O presidente da Associação Europeia de Medicina Perinatal defende que Portugal deve fazer uma "avaliação rigorosa" e anual da mortalidade materna. Mas a análise tem de ir além dos números. Diogo Ayres de Campos considera ainda importante a realização de inquéritos confidenciais, à semelhança do que acontece noutros países, e a constituição de um grupo de trabalho na Direção-Geral de Saúde (DGS) para analisar caso a caso.
Corpo do artigo
Em causa está o aumento da taxa de mortalidade materna registado ao longo de 2020, noticiada pelo JN a 24 de maio. No primeiro ano de pandemia, a taxa atingiu os 20,1 óbitos por 100 mil nascimentos. Há 38 anos que não era registado um valor tão alto em Portugal.
"Nós, como qualquer país europeu, devemos ter uma avaliação rigorosa anual da mortalidade materna que não fique só pelos sistemas de informação. Implica haver um grupo de pessoas que avalia os casos e que deve ser sediado na DGS", referiu Ayres de Campos, esta sexta-feira, aos deputados da Comissão de Saúde.
De acordo com o especialista, há países que realizam inquéritos confidenciais sobre as mortes maternas. "Porque são estes inquéritos confidenciais mais importantes? Porque, além da avaliação das causas, permitem avaliar se seria ou não evitável aquela morte, de forma confidencial, para que as instituições consigam aprender com isso, para que não volte a acontecer", justificou.

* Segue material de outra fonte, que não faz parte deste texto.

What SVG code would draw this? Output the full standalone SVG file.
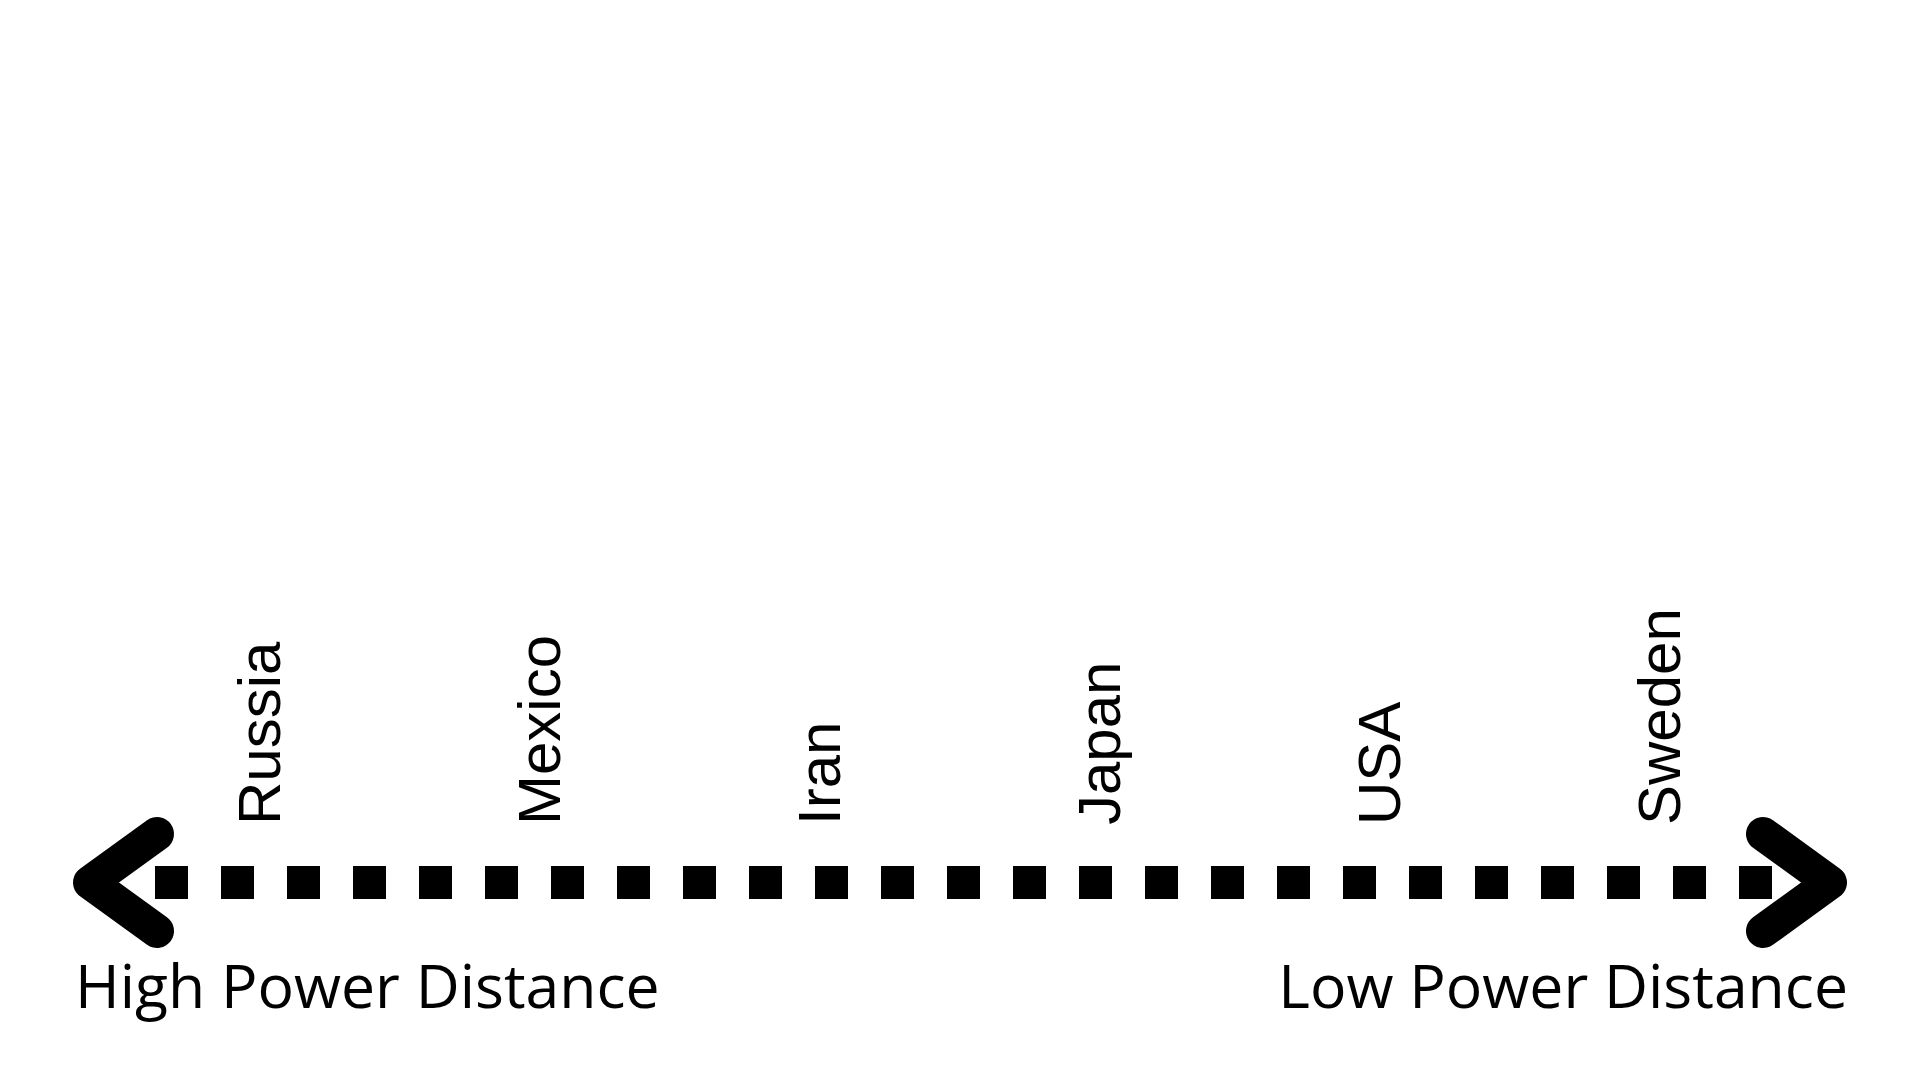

Para Diogo Ayres de Campos, "a mortalidade materna tem de ser investigada caso a caso" para aferir se os números apresentados se tratam "realmente de mortalidade materna". Isso implica "um estudo aprofundado". "Só são mortes maternas as que ocorrem durante a gravidez ou nas seis semanas seguintes e que têm como causa a gravidez ou foram agravadas pela gravidez", explicou.
"Degradação dos cuidados"
Questionado pelos deputados sobre as razões que poderão ter conduzido ao aumento da mortalidade materna em 2020, Ayres de Campos revelou que a comissão nomeada pela DGS para avaliar os casos "ainda não reuniu". Ainda assim, o médico detalhou que, classicamente, "a acessibilidade aos cuidados de saúde é uma das causas". Também a informação disponível para a população, nomeadamente sobre quais as situações que devem ou não levar aos cuidados de saúde, pode ter influência.

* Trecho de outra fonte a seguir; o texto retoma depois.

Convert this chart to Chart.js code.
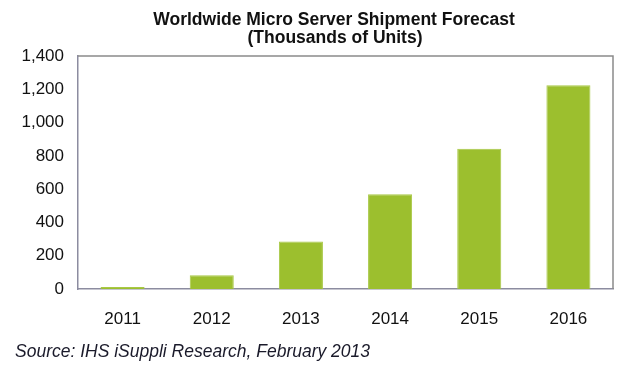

Já no que toca ao aumento da idade para ter o primeiro filho, Ayres de Campos afirmou que pode trazer "maiores riscos de saúde". Ainda assim, recordou o especialista, "não houve um aumento nestes quatros anos da idade materna". "Tem vindo a aumentar paulatinamente ao longo dos últimos 20 anos, mas não justifica por si só esta subida grande [de mortalidade]", considerou.
O especialista sublinhou ainda que "há vários indicadores de que tem havido pouca estratégia dos cuidados obstétricos" e, assim, "uma degradação dos cuidados". Lembrou que esta área teve relevância no final dos anos 80 e início dos anos 90, quando houve uma "melhoria enorme nos indicadores".
"Há certas coisas que são incontornáveis: quando temos um hospital, por pequeno que seja, com um quadro de três médicos especialistas e todos com mais de 60 anos, não consigo dizer que não seja degradação. Não há outra palavra para descrever", exemplificou Ayres de Campos, sublinhando ainda "a enorme dificuldade em reter os especialistas de obstetrícia e ginecologia". Em parte, "por causa da pressão da medicina privada".
"É preciso uma estratégia e é preciso reorganizar os cuidados maternos e perinatais porque têm grandes implicações na população", alertou.
Necessário perceber magnitude do "desrespeito pelas mulheres"
Questionado pelos deputados sobre a violência obstétrica em Portugal, Ayres de Campos admitiu a existência de casos de "desrespeito" pelas mulheres. Até porque, caso contrário, "as pessoas não se queixavam".
"De facto, pelo que é reportado pelas mulheres em inquéritos às vezes feitos na internet, há situações de ausência de consentimento informado, o que é uma coisa grave. É contra a lei. Há casos de desrespeito pelas mulheres e casos de excesso de intervencionismo. Agora, a questão é a magnitude deste problema. Não temos, infelizmente, a noção da verdadeira magnitude do problema, do excesso de intervencionismo", frisou o especialista, ressalvando ainda que, nalgumas áreas, há "um esforço para reduzir o intervencionismo, nomeadamente nas episiotomias".
"Não temos, infelizmente, dados muito objetivos e fiáveis em termos deste desrespeito. Devíamos ter dados mais fiáveis", referiu.